I am still not of the belief that there is one “right” way to interpret the series and feel you should hold on to the version you cherish personally. But for me, the version which has come up through these explorations lately, something very diametrically opposite to what I have believed it to be in the last 15 years, is both difficult to adapt to sometimes (due to my own conditioning of many years and the general belief I keep encountering around it) but also so tempting, beautiful, and filled with a gorgeous sense of closure which the version I have believed in so far never gave me. Therefore this is the one for me from now on, my cherished version. I often wonder if it is just wishful thinking but then I can also see that it is supported by the narrative, dialogues, and sequences.
How much more masterful can storytelling be that you spend years with a piece of work, feeling a lack of closure, wishing there was something more which would explain it to you, assure you that things turned out ok for the characters you came to love so much, and then you revisit the work years later only to realise that the actual story lies hidden within what you have believed it to be so far? That the closure was always there and you had just not been able to see it? It would tug at the corner of your thoughts, sequences which felt intensely meaningful but then seemed at odds with everything else and went nowhere, make you feel like you’re missing something, like the picture you have is partial, but it took a while for you to come to it? Isn’t it so similar to the running thread within Bebop itself of people with lingering pasts, revisiting them to get closure finally?

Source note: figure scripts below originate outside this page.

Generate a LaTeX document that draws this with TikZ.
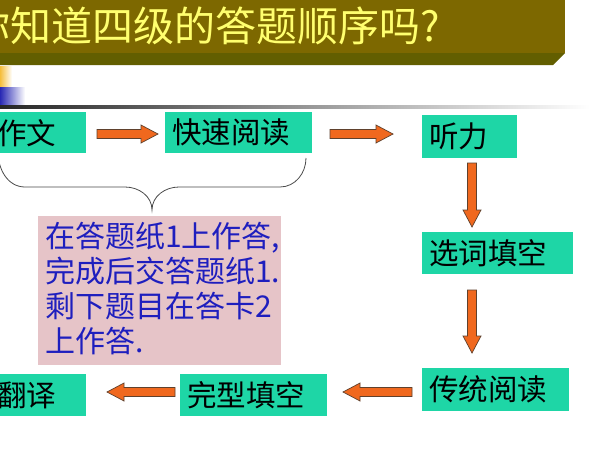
\documentclass[tikz,border=0pt]{standalone}
\usepackage{fontspec}
\newfontfamily\cjk{Noto Sans CJK SC}
\usetikzlibrary{calc}
\definecolor{olivebar}{RGB}{125,104,0}
\definecolor{olivebevel}{RGB}{98,94,0}
\definecolor{titleyellow}{RGB}{255,255,110}
\definecolor{boxteal}{RGB}{30,214,166}
\definecolor{arroworange}{RGB}{240,104,30}
\definecolor{arrowline}{RGB}{95,65,45}
\definecolor{notepink}{RGB}{230,196,200}
\definecolor{noteblue}{RGB}{30,30,190}
\definecolor{decoyellow}{RGB}{245,190,60}
\definecolor{decoblue}{RGB}{40,40,180}
\tikzset{
  box/.style={fill=boxteal, anchor=north west, inner xsep=7pt, inner ysep=0pt,
    align=left, font=\cjk\fontsize{29.5}{31}\selectfont, text=black},
  barrowstyle/.style={fill=arroworange, draw=arrowline, line width=0.7pt, line join=miter},
  bracestyle/.style={draw=black!70, line width=0.8pt},
}
\newcommand{\blockarrow}[2]{%
  \draw[barrowstyle] let \p1=(#1), \p2=(#2),
    \n1={atan2(\y2-\y1,\x2-\x1)}, \n2={veclen(\x2-\x1,\y2-\y1)} in
    [shift={(\x1,\y1)}, rotate=\n1]
    (0pt,-4.5pt) -- ({\n2*1pt-17pt},-4.5pt) -- ({\n2*1pt-17pt},-9pt) -- ({\n2*1pt},0pt)
    -- ({\n2*1pt-17pt},9pt) -- ({\n2*1pt-17pt},4.5pt) -- (0pt,4.5pt) -- cycle;}
\begin{document}
\begin{tikzpicture}[x=1pt,y=-1pt]
\useasboundingbox (0,0) rectangle (603,453);
\fill[white] (0,0) rectangle (603,453);
% title bar
\fill[olivebar] (0,0) rectangle (565,53);
\fill[olivebevel] (0,53) -- (565,53) -- (553,65) -- (0,65) -- cycle;
\node[anchor=west, inner sep=0pt, text=titleyellow, font=\cjk\fontsize{41}{41}\selectfont] (title) at (-31,26) {你知道四级的答题顺序吗?};
% decorations
\shade[left color=decoyellow, right color=white] (0,66) rectangle (12,86);
\shade[left color=decoblue, right color=white] (0,87) rectangle (25,105);
\shade[left color=black!85, middle color=black!45, right color=white] (0,105.5) rectangle (590,108);
% boxes
\node[box, minimum width=96pt, minimum height=41pt, text width=82pt] (zw) at (-10,112) {作文};
\node[box, minimum width=147pt, minimum height=41pt, text width=133pt] (ks) at (165,112) {快速阅读};
\node[box, minimum width=95pt, minimum height=43pt, text width=81pt] (tl) at (422,115) {听力};
\node[box, minimum width=151pt, minimum height=42pt, text width=137pt] (xc) at (422,232) {选词填空};
\node[box, minimum width=147pt, minimum height=43pt, text width=133pt] (ct) at (422,368) {传统阅读};
\node[box, minimum width=147pt, minimum height=42pt, text width=133pt] (wx) at (180,374) {完型填空};
\node[box, minimum width=96pt, minimum height=42pt, text width=82pt] (fy) at (-10,374) {翻译};
% arrow end points
\coordinate (a1s) at (97,134);  \coordinate (a1e) at (158,134);
\coordinate (a2s) at (330,134); \coordinate (a2e) at (393,134);
\coordinate (a3s) at (472,163); \coordinate (a3e) at (472,227);
\coordinate (a4s) at (472,290); \coordinate (a4e) at (472,353);
\coordinate (a5s) at (412,392); \coordinate (a5e) at (343,392);
\coordinate (a6s) at (175,392); \coordinate (a6e) at (107,392);
\blockarrow{a1s}{a1e}
\blockarrow{a2s}{a2e}
\blockarrow{a3s}{a3e}
\blockarrow{a4s}{a4e}
\blockarrow{a5s}{a5e}
\blockarrow{a6s}{a6e}
% brace
\draw[bracestyle] (-2,152) to[out=-90,in=180] (25,187) -- (125,187)
  to[out=0,in=90] (152,210) to[out=90,in=180] (179,187) -- (280,187)
  to[out=0,in=-90] (306,158);
% note
\fill[notepink] (38,216) rectangle (281,365);
\node[anchor=north west, inner sep=0pt, align=left, text=noteblue,
  font=\cjk\fontsize{30}{35}\selectfont] (note) at (45,222)
  {在答题纸1上作答,\\完成后交答题纸1.\\剩下题目在答卡2\\上作答.};
\end{tikzpicture}
\end{document}
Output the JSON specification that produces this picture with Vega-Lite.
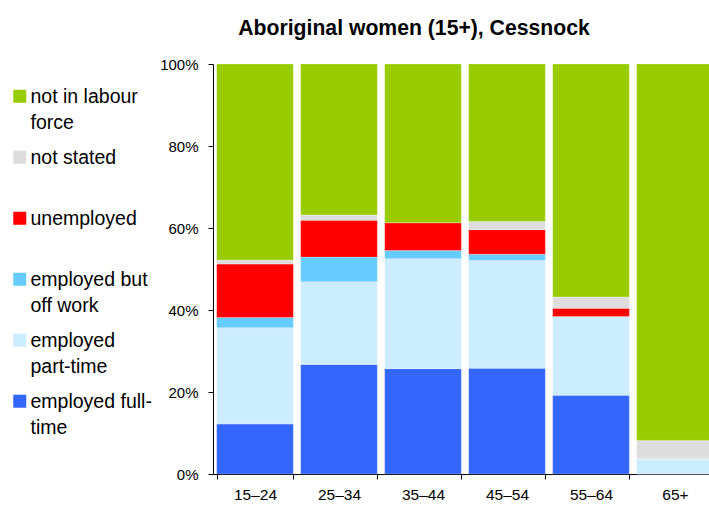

I am sure I not the only one who has seen all these motifs-a lot of us likely have, in parts or in full, and maybe in another 15-20 years we will see even more. But this makes me feel happier, more wholesome, like friends who had something bad happen to them for some time finally got the life they deserved. It feels so much more like the breathtaking canvas of emotion, beauty, and humanity which is Nobumoto-san’s work otherwise that I personally take it as a parting gift from her.